#### RECORDED INFORMATION

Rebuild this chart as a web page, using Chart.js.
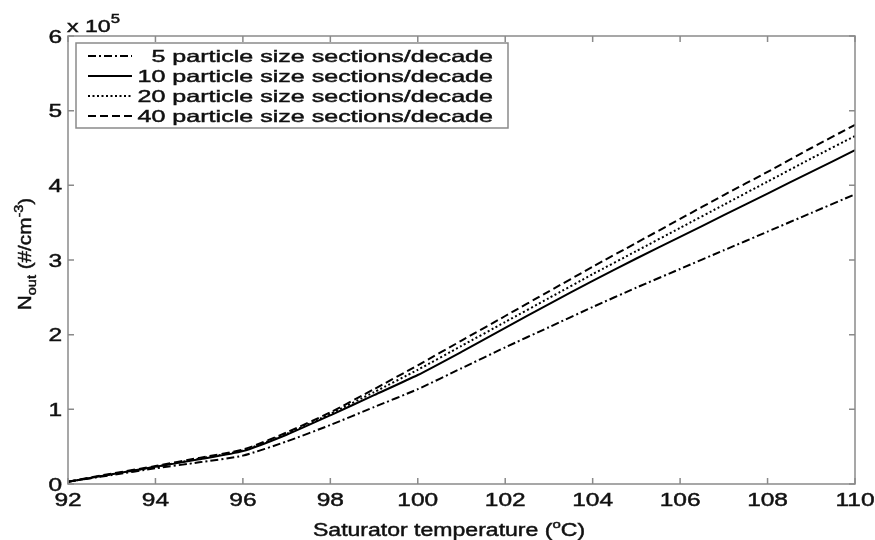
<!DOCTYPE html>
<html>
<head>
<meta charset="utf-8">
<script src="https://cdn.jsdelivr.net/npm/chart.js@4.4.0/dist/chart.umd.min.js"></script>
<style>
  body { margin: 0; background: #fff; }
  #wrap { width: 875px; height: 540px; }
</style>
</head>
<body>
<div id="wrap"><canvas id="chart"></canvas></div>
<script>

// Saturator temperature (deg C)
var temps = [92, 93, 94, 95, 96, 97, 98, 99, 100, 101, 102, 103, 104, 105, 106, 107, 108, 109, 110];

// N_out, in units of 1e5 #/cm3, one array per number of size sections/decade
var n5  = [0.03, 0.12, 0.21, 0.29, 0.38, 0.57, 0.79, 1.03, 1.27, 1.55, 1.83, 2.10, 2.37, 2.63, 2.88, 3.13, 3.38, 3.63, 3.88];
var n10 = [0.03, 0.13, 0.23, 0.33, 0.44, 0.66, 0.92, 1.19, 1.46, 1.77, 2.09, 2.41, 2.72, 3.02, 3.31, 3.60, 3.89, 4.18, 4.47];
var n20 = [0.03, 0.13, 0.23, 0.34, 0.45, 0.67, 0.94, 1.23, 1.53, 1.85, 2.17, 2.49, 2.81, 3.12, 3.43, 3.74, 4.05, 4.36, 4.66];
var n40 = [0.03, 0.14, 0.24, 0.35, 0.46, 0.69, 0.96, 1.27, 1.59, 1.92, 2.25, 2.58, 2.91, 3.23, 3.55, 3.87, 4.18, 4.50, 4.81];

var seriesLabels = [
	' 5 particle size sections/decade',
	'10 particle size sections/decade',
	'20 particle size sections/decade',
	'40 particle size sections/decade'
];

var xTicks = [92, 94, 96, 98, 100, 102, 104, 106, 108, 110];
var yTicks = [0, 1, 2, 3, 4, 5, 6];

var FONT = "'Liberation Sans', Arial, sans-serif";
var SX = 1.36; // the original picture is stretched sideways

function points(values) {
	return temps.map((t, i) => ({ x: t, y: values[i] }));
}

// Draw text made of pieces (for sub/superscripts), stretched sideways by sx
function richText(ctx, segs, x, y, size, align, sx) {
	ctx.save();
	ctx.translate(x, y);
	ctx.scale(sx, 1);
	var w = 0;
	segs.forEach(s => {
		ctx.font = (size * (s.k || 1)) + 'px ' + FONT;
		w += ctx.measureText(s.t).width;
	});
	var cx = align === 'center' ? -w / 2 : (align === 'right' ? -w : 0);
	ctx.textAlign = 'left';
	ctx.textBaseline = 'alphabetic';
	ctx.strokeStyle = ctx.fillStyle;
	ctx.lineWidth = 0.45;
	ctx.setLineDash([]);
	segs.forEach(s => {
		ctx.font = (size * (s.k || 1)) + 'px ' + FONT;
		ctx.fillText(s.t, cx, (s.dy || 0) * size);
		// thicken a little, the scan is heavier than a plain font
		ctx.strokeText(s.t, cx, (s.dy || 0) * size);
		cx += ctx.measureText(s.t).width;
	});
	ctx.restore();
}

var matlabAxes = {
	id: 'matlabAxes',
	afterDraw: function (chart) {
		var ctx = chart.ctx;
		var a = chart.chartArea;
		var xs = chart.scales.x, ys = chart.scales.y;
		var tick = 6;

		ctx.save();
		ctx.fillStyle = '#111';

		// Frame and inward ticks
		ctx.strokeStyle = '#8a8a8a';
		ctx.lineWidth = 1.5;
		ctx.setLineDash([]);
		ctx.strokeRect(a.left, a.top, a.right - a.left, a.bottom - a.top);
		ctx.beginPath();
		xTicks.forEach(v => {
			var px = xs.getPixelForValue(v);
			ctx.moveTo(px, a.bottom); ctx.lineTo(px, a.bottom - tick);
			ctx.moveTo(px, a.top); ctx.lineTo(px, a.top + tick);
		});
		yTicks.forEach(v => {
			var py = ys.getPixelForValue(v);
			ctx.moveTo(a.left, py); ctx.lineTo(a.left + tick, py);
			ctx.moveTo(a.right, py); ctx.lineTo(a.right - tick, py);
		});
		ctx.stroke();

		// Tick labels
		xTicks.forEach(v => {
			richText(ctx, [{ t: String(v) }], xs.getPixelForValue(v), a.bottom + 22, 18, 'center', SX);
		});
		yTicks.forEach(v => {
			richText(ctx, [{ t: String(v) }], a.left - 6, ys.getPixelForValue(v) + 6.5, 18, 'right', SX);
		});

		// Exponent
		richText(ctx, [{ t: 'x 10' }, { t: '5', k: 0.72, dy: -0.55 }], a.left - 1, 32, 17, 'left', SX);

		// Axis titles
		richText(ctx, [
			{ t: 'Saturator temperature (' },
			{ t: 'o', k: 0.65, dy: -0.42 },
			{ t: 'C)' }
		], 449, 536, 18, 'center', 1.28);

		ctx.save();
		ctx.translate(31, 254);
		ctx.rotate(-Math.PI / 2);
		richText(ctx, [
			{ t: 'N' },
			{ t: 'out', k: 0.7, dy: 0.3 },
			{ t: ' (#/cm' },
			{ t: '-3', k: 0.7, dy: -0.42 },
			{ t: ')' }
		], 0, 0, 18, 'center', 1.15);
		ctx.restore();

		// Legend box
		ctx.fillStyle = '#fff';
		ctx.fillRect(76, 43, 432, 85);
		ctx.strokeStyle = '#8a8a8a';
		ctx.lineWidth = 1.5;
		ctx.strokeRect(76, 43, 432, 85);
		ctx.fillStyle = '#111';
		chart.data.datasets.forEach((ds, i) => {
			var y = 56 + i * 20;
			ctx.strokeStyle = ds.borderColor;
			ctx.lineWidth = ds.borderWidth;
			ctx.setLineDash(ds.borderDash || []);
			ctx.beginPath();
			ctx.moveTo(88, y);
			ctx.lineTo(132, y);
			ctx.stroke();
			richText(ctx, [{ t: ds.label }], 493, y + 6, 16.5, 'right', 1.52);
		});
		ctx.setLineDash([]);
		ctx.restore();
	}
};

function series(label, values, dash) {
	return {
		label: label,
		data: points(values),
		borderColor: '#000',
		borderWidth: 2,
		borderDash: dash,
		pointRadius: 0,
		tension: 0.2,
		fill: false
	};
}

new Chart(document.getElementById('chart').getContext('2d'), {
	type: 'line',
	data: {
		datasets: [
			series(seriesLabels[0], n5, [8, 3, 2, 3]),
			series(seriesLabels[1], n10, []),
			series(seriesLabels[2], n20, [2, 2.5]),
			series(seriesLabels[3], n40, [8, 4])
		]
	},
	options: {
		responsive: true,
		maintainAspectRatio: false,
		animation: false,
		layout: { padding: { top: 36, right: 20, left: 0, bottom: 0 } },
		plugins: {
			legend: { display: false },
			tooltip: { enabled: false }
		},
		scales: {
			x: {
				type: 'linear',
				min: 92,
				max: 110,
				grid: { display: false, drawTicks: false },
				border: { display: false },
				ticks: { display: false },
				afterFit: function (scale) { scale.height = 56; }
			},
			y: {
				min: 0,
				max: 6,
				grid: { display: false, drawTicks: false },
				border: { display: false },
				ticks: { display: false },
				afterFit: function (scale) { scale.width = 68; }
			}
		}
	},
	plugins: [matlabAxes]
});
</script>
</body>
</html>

########

## EXERCISE DESCRIPTION
Repeat the lines above, starting at the first and stopping after the line that holds "4.18, 4.50, 4.81];", with the pictures left out.

## RESPONSE TO THE EXERCISE
Rebuild this chart as a web page, using Chart.js.
<!DOCTYPE html>
<html>
<head>
<meta charset="utf-8">
<script src="https://cdn.jsdelivr.net/npm/chart.js@4.4.0/dist/chart.umd.min.js"></script>
<style>
  body { margin: 0; background: #fff; }
  #wrap { width: 875px; height: 540px; }
</style>
</head>
<body>
<div id="wrap"><canvas id="chart"></canvas></div>
<script>

// Saturator temperature (deg C)
var temps = [92, 93, 94, 95, 96, 97, 98, 99, 100, 101, 102, 103, 104, 105, 106, 107, 108, 109, 110];

// N_out, in units of 1e5 #/cm3, one array per number of size sections/decade
var n5  = [0.03, 0.12, 0.21, 0.29, 0.38, 0.57, 0.79, 1.03, 1.27, 1.55, 1.83, 2.10, 2.37, 2.63, 2.88, 3.13, 3.38, 3.63, 3.88];
var n10 = [0.03, 0.13, 0.23, 0.33, 0.44, 0.66, 0.92, 1.19, 1.46, 1.77, 2.09, 2.41, 2.72, 3.02, 3.31, 3.60, 3.89, 4.18, 4.47];
var n20 = [0.03, 0.13, 0.23, 0.34, 0.45, 0.67, 0.94, 1.23, 1.53, 1.85, 2.17, 2.49, 2.81, 3.12, 3.43, 3.74, 4.05, 4.36, 4.66];
var n40 = [0.03, 0.14, 0.24, 0.35, 0.46, 0.69, 0.96, 1.27, 1.59, 1.92, 2.25, 2.58, 2.91, 3.23, 3.55, 3.87, 4.18, 4.50, 4.81];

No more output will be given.